Те же, кто всерьез несчастлив в любви, в спектакле составляют мучительный любовный треугольник. Эренбург мужественно реабилитировал штабс-капитана Соленого (в бесподобном исполнении Вадима Сквирского), бесстрашно спросив автора пьесы: верно ли, что Ирина не знала о дуэли с Тузенбахом? Ее классическое “я знала” здесь – не экстатический самооговор, а прямая улика, но куда важнее, что бесконечная доброта и терпение барона (Кирилл Семин) в каждую минуту спектакля убеждает Ирину: отказать ему – значит совершить нечеловеческую жестокость. Гуманнее убить. И Соленый понимает без слов. Недаром первый поцелуй Ирины и Тузенбаха – с привкусом землицы на губах (цветочек в горшок сажали, перемазались. Поцеловались – и долго отплевывались потом). Смертный привкус – во всем.

Не случайно в самом начале спектакля Ольга (Татьяна Рябоконь), уже изрядно помянувшая, еще не успев войти в дом, с порога воет свое “отец умер…”, упрекая всех вокруг, включая и безукоризненно добросердечных господ офицеров, и именинницу Ирину (Мария Семенова), которая, без того живет, стиснув зубы. Хромоножка. (Отсюда семейный ритуал: генеральские дочки выстраиваются в шеренгу, крепко держась друг за дружку, и бодро маршируют “Левой, левой!” – правая у Ирины больная). Хромота – знак глубинного ущерба. Червоточины, обнаруживающей всю тщету “тоски по труде”. Не взлететь “белой птице”.

Взявший с места в карьер, почти без эмоционального разгона – к высотам отчаяния, страсти и скандала, этот спектакль до конца остается верен режиссерской логике.
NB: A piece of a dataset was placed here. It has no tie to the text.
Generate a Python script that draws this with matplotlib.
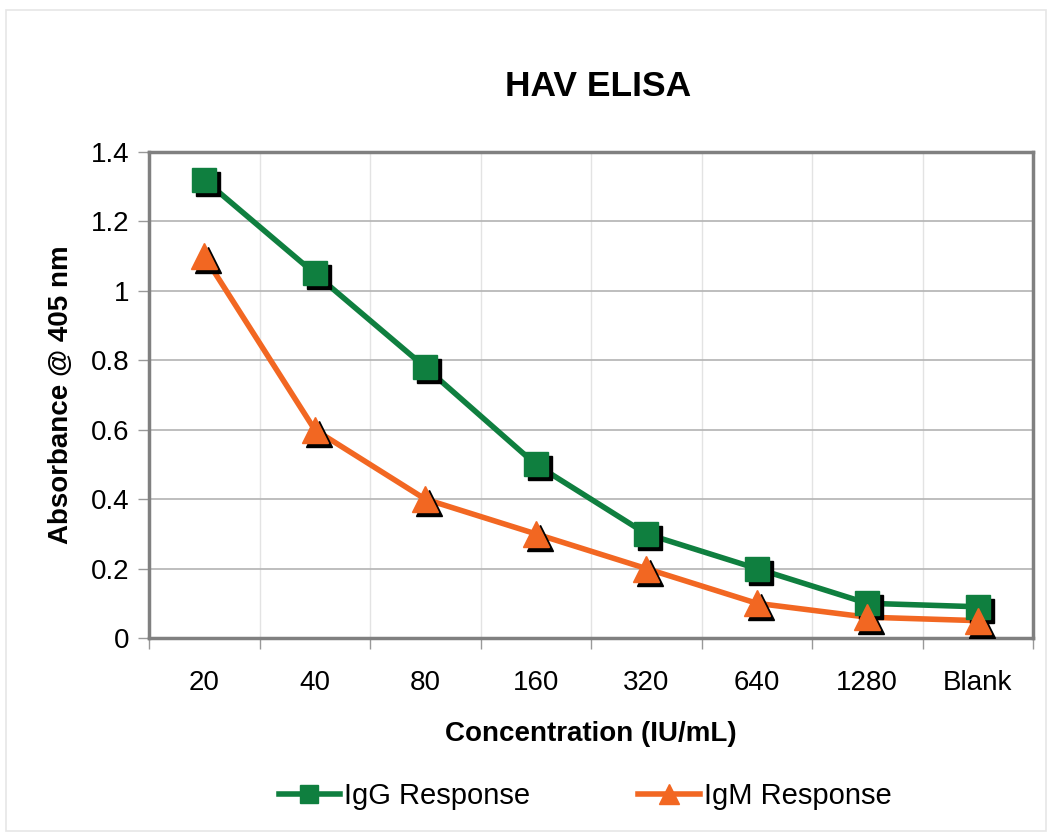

Эмоциональный накал, столь привычный в спектаклях НДТ (и достигаемый всегда с таким актерским мастерством, что вопрос о вкусе отменяется как безвкусный), – есть порождение этой логики, а никак не “средство к украшению”. Истерика (или ее зияющее отсутствие) здесь – еще один аргумент в споре, способ выяснения истины. В самом деле: в сцене расставания Маши с Вершининым женщине, как известно, положено плакать. Боже мой, как же они плачут, наши Маши! Какие шедевры страдания удаются русским актрисам! А вот Маша в спектакле Эренбурга (я видела восхитительную Татьяну Колганову, а у них есть еще не менее восхитительная Ольга Альбанова) очень хотела бы заплакать, но ей трудно, потому что она как раз сходит с ума. И Кулыгин (Сергей Уманов) твердит свое вечное: “Ты Маша, ты – моя жена”, потому что Маша уже не знает, что она – Маша.

Текст потревожен редактурой чуть-чуть, про “в Москву!” договорить друг дружке не дают (представить, что туда можно всерьез хотеть, все равно что поверить, будто в порядочном доме чаю нет).

Другая фраза стала ключевой: “ВСЕ делается не по-нашему” – говорит Ольга. В этом спектакле, умном, ироничном, грубоватом, отчетливом до жестокости, беспощадно современном, это самое “все не по-нашему” звучит как экзистенциальный вызов. И музыка, вопреки канону, не играет. Финальный “жизнеутверждающий” монолог Ольга читает как школьный диктант, со всеми знаками препинания. Не сказать нельзя, выговорить – невозможно. “Надо жить, милые сестры”. Нельзя отступать от этого текста, нельзя отдать ни запятой. Надо жить. Точка.